The African Wildcat is sandy brown to yellow grey in colour, with black stripes on the tail. The fur is shorter than that of the European subspecies. It is also considerably smaller, being only slightly larger than a domestic cat.
Today’s domestic cats are generally believed to be descendants of the African Wildcat, which were tamed by the Egyptians over 4000 years ago to control rats and mice raiding their granaries. Apart from the obvious difference in their ear coloration and the longer legs, the African Wildcat is easily mistaken for a domestic cat. Interbreeding is possible as they are so closely related to domestic cats. Pure genetic African Wildcat are quite rare and only found in remote areas as elsewhere interbreeding with domestic cats has taken place.
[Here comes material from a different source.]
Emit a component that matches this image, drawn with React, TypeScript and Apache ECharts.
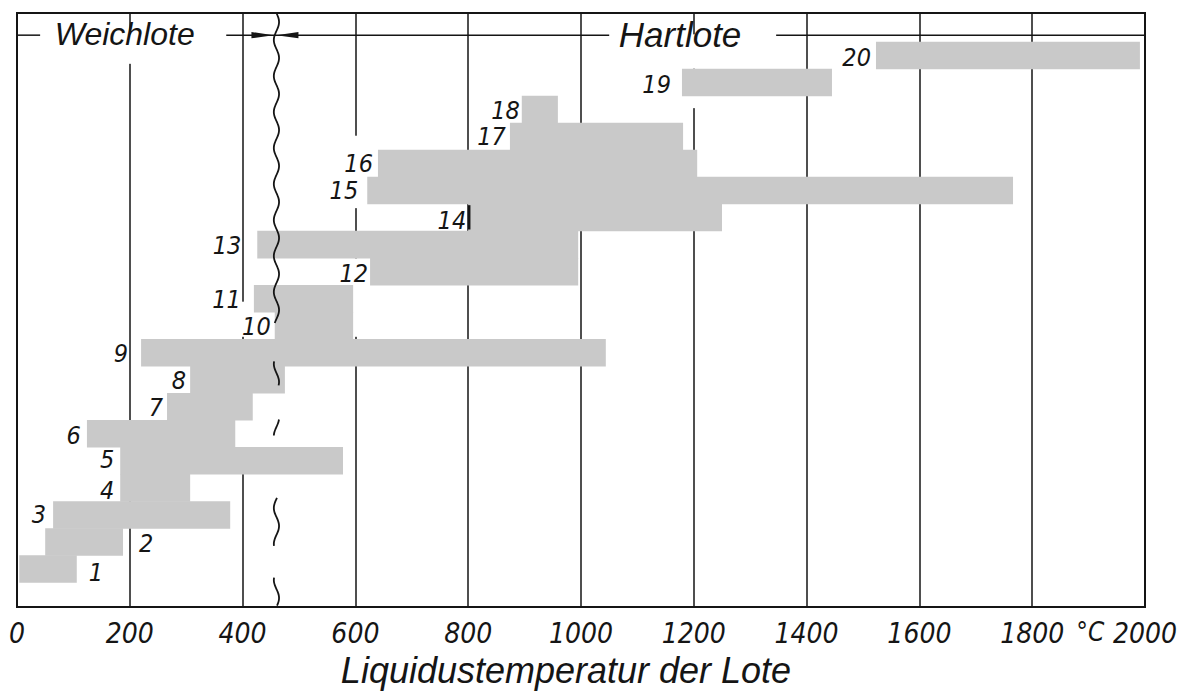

Pure genetic stock of the African Wildcat is today only found in the remote savannahs and Bushlands of Africa (and the Middle East). Elsewhere interbreeding with domestic cats has taken place. The African Wildcat is generally solitary except when mating, or when the female is raising kittens. Both males and females establish territories which
they mark and defend.
African Wildcat are nocturnal in the warm weather and diurnal during very cold weather. Wild cats are preyed upon as young cats by larger predators, such as foxes, wolves, other cats, and large birds of prey, such as owls, eagles and hawks. African Wildcat are fierce when threatened and can protect themselves from animals larger than themselves.